> [Written exercise]
Count how many lines of the data below contain the string "chart"; the reply should be that number alone.

> [Dataset content]
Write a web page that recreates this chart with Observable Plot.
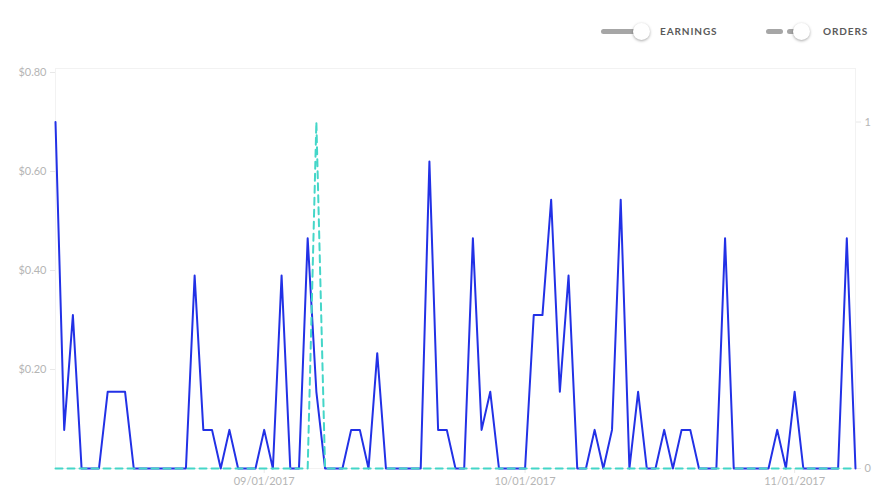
<!DOCTYPE html>
<html>
<head>
<meta charset="utf-8">
<script src="https://cdn.jsdelivr.net/npm/d3@7"></script>
<script src="https://cdn.jsdelivr.net/npm/@observablehq/plot@0.6"></script>
<style>
  html, body { margin: 0; padding: 0; background: #fff; }
  #wrap { position: relative; width: 889px; height: 503px; overflow: hidden; font-family: Lato, "Open Sans", sans-serif; }
  #chart { position: absolute; left: 0; top: 0; }
  .lg { position: absolute; top: 22px; height: 18px; display: flex; align-items: center; }
  .lg .txt { font-size: 10px; font-weight: 700; letter-spacing: 0.9px; color: #5a5a5a; margin-left: 10px; }
  .track { height: 5px; border-radius: 3px; background: #a6a6a6; }
  .knob { width: 17px; height: 17px; border-radius: 50%; background: #fff; box-shadow: 0 1px 3px rgba(0,0,0,0.35); margin-left: -8px; position: relative; }
</style>
</head>
<body>
<div id="wrap">
  <div id="chart"></div>
  <div class="lg" style="left:601px">
    <div class="track" style="width:40px"></div><div class="knob"></div><div class="txt">EARNINGS</div>
  </div>
  <div class="lg" style="left:766px">
    <div class="track" style="width:17px"></div><div class="track" style="width:14px;margin-left:4px"></div><div class="knob"></div><div class="txt" style="margin-left:13px">ORDERS</div>
  </div>
</div>
<script>
// Daily series, 2017-08-08 .. 2017-11-08
const startDate = "2017-08-08";
const endDate = "2017-11-08";
const earnings = [
  0.70, 0.078, 0.31, 0, 0, 0, 0.155, 0.155, 0.155, 0,
  0, 0, 0, 0, 0, 0, 0.39, 0.078, 0.078, 0,
  0.078, 0, 0, 0, 0.078, 0, 0.39, 0, 0, 0.465,
  0.155, 0, 0, 0, 0.078, 0.078, 0, 0.233, 0, 0,
  0, 0, 0, 0.62, 0.078, 0.078, 0, 0, 0.465, 0.078,
  0.155, 0, 0, 0, 0, 0.31, 0.31, 0.543, 0.155, 0.39,
  0, 0, 0.078, 0, 0.078, 0.543, 0, 0.155, 0, 0,
  0.078, 0, 0.078, 0.078, 0, 0, 0, 0.465, 0, 0,
  0, 0, 0, 0.078, 0, 0.155, 0, 0, 0, 0,
  0, 0.465, 0
];
const orders = [
  0, 0, 0, 0, 0, 0, 0, 0, 0, 0,
  0, 0, 0, 0, 0, 0, 0, 0, 0, 0,
  0, 0, 0, 0, 0, 0, 0, 0, 0, 0,
  1, 0, 0, 0, 0, 0, 0, 0, 0, 0,
  0, 0, 0, 0, 0, 0, 0, 0, 0, 0,
  0, 0, 0, 0, 0, 0, 0, 0, 0, 0,
  0, 0, 0, 0, 0, 0, 0, 0, 0, 0,
  0, 0, 0, 0, 0, 0, 0, 0, 0, 0,
  0, 0, 0, 0, 0, 0, 0, 0, 0, 0,
  0, 0, 0
];
const earningsTicks = [0.2, 0.4, 0.6, 0.8];
const orderTicks = [0, 1];
const dateTicks = ["2017-09-01", "2017-10-01", "2017-11-01"];

const dates = d3.utcDay.range(new Date(startDate), d3.utcDay.offset(new Date(endDate), 1));
const data = dates.map((d, i) => ({date: d, earnings: earnings[i], orders: orders[i]}));
const ratio = d3.max(earnings) / d3.max(orders);

const chart = Plot.plot({
  width: 889,
  height: 503,
  marginLeft: 55,
  marginRight: 34,
  marginTop: 68,
  marginBottom: 35,
  insetTop: 4,
  style: {fontFamily: "Lato, 'Open Sans', sans-serif", fontSize: "11px", background: "transparent", overflow: "visible"},
  x: {type: "utc", domain: [dates[0], dates[dates.length - 1]]},
  y: {domain: [0, 0.8]},
  marks: [
    Plot.frame({stroke: "#f2f2f2"}),
    Plot.axisY({ticks: earningsTicks, tickFormat: d => "$" + d.toFixed(2), tickSize: 5, tickPadding: 4, stroke: "#e8e8e8", fill: "#b5b5b5", label: null}),
    Plot.axisY({anchor: "right", ticks: orderTicks.map(v => v * ratio), tickFormat: d => String(Math.round(d / ratio)), tickSize: 5, tickPadding: 4, stroke: "#e8e8e8", fill: "#b5b5b5", label: null}),
    Plot.axisX({ticks: dateTicks.map(s => new Date(s)), tickFormat: d3.utcFormat("%m/%d/%Y"), tickSize: 5, tickPadding: 4, stroke: "#e8e8e8", fill: "#b5b5b5", label: null}),
    Plot.line(data, {x: "date", y: "earnings", stroke: "#2231e6", strokeWidth: 2}),
    Plot.line(data, {x: "date", y: d => d.orders * ratio, stroke: "#44d6c8", strokeWidth: 2, strokeDasharray: "7,5"})
  ]
});
document.getElementById("chart").appendChild(chart);
</script>
</body>
</html>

> [Answer below]
5